日本ダービーこと東京優駿は、競馬における最高峰の戦いであり、その栄光を手にした人馬は例外なく我々に希望や感動を与えてくれる。近年の勝ち馬を振り返ってみても、そこには様々な物語が存在していた。

歴史が音を立てて動いた“常識”を覆す牝馬戴冠

ウオッカ

桜花賞で2着に敗れた前年の2歳女王ウオッカがダービーに参戦。上り33秒0の末脚で直線を駆け抜け、並み居る牡馬を相手に3馬身差の快勝。戦後初、中央競馬史上3頭目、64年ぶりとなる牝馬の戴冠だった。

世界中で牝馬たちが常識外れの偉業を成し遂げ始める“きっかけ”


 その瞬間、まさに歴史が動いた。

 はるか戦前のクリフジ以来、64年ぶりに牝馬がダービーを勝った。もちろんそれはとんでもない出来事なのだが、でもその勝利はたんなる1つのレースの結果ではなく、もっと大きな流れを象徴しているような予感に満ちていた。
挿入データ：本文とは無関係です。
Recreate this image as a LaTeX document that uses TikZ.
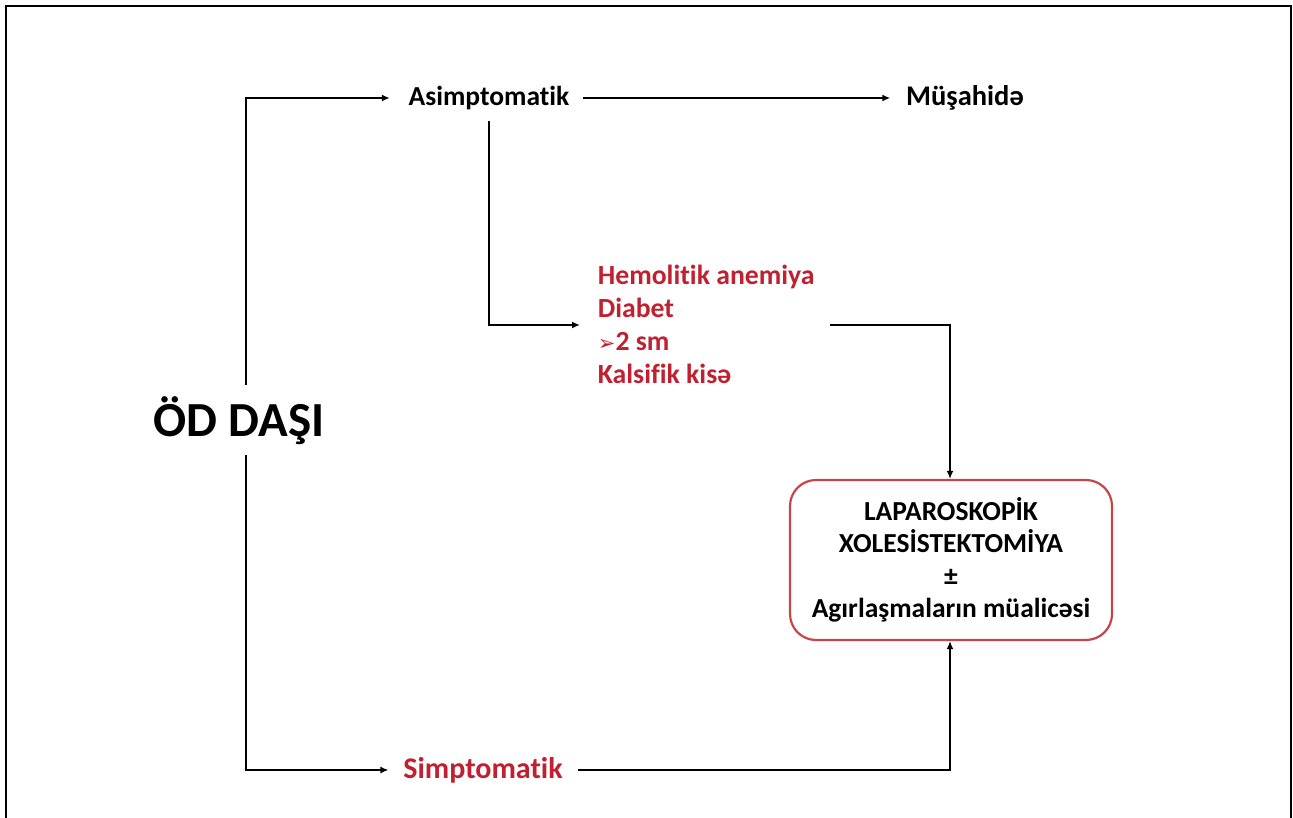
\documentclass[tikz,border=0pt]{standalone}
\usepackage{fontspec}
\setmainfont{Carlito}[RawFeature={-liga}]
\newfontfamily\djv{DejaVu Sans}
\usetikzlibrary{arrows.meta}
\definecolor{dred}{RGB}{192,32,48}
\definecolor{boxred}{RGB}{196,70,74}
\begin{document}
\begin{tikzpicture}[x=1pt,y=-1pt,
  line width=1.8pt,
  arr/.style={-{Latex[length=8pt,width=7pt]}},
  lbl/.style={font=\fontsize{27.5}{30}\selectfont\bfseries, inner sep=0pt},
  redl/.style={font=\fontsize{27.7}{33}\selectfont\bfseries, text=dred, inner sep=0pt, align=left},
  boxnode/.style={draw=boxred, line width=2.2pt, rounded corners=26pt,
    minimum width=322pt, minimum height=160pt, inner sep=0pt, align=center,
    font=\fontsize{27.5}{32.5}\selectfont\bfseries},
  bigl/.style={font=\fontsize{49}{52}\selectfont\bfseries, inner sep=0pt}]
\useasboundingbox (0,0) rectangle (1293,818);
\draw[line width=1.6pt] (6,818) -- (6,6) -- (1291,6) -- (1291,818);

\node[bigl] (od) at (239,421) {ÖD DAŞI};
\node[lbl] (asim) at (489,98) {Asimptomatik};
\node[lbl, font=\fontsize{28.5}{30}\selectfont\bfseries] (mus) at (965,98) {Müşahidə};
\node[lbl, text=dred, font=\fontsize{30}{32}\selectfont\bfseries] (simp) at (483,770) {Simptomatik};
\node[redl, anchor=north west] (risk) at (597,264) {Hemolitik anemiya\\Diabet\\{\djv\fontsize{21}{33}\selectfont ➢}2 sm\\Kalsifik kisə};
\node[boxnode] (box) at (951,560) {LAPAROSKOPİK\\XOLESİSTEKTOMİYA\\±\\Agırlaşmaların müalicəsi};

\coordinate (la) at (246,385);
\coordinate (lb) at (246,455);
\coordinate (rr) at (950,325);

\draw[arr] (la) |- ([xshift=-18pt]asim.west);
\draw[arr] (lb) |- ([xshift=-14pt]simp.west);
\draw[arr] ([xshift=13pt]asim.east) -- ([xshift=-15pt]mus.west);
\draw[arr] (asim.south) ++(0,10) |- ([xshift=-17pt]risk.west |- rr);
\draw[arr] ([xshift=15pt]risk.east |- rr) -| (box.north -| rr);
\draw[arr] ([xshift=14pt]simp.east) -| (box.south -| rr);
\end{tikzpicture}
\end{document}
ウオッカが先頭でゴールした瞬間、僕たちの中では時計の針がカチッと音を立てて一つ進み、そしてそれはもう二度と戻ることはなかったのだ。

 桜花賞でダイワスカーレットに敗れたというのに、オークスでの再戦ではなくダービー挑戦の道を選んだ陣営へは、当時、少なからず懐疑の視線も向けられた。無理もなかった。牝馬のダービー出走自体がもう10 年間途絶えていたし、好走例なんて46年前のチトセホープの3着くらいまで遡らないと見つからなかったからだ。

 でも、ダービーの直線で外からただ1頭、本当に別の世界にいるような脚で抜け出して後続との差を広げていった姿が、すべてを黙らせてしまった。

 ああ、これは本物だ。牡馬を相手に勝ったから偉いとか、そういう次元にこの馬はいない。誰もがそれを悟った。

 そして、まるでこのウオッカのダービー制覇を待っていたかのように、世界中で「本物」の牝馬たちが常識外れの偉業を成し遂げ始めた。

 アメリカではウオッカと同世代のゼニヤッタが、牝馬として史上初めてブリーダーズCクラシックを勝った。その2歳下のレイチェルアレクサンドラは、じつに85年ぶりの牝馬によるプリークネスS制覇を成し遂げた。

 フランスのザルカヴァは牝馬としては15年ぶり、3歳牝馬としては26年ぶりに凱旋門賞に優勝。するとその後の5年間ではデインドリーム、ソレミア、トレヴと3頭の牝馬の凱旋門賞馬が誕生している。またザルカヴァと同じ歳のゴルディコヴァは、08年から10年までブリーダーズCマイルを3連覇し、欧州最多記録のGⅠ14勝を挙げた。 国内でも同じだった。ダイワスカーレットが、ブエナビスタが、ジェンティルドンナが、それまでの牝馬では考えられなかったような活躍で、日本の競馬シーンの中心を担った。誰よりウオッカ自身が、果敢なチャレンジとドラマチックな走りで「牝馬の枠」を超えた感動をファンに与え続けた。

 調教技術の進歩だとか斤量差が有利に働いているだとか、急激な牝馬の躍進にはそれなりの理由はあるはずだ。いずれにせよ僕たちは、そういうことにすっかり慣れてしまった。そして時計の針は、もう二度と戻らないのだ。

 すべては、谷水雄三オーナーと角居勝彦調教師の決断から始まった。07年ダービーのゲートが開く前と、そしてゴールの後では、すべての競馬ファンの目に映る風景がガラリと変わった。その狭間の2分24秒5は、まさに「歴史」が動いた瞬間そのものなのだ。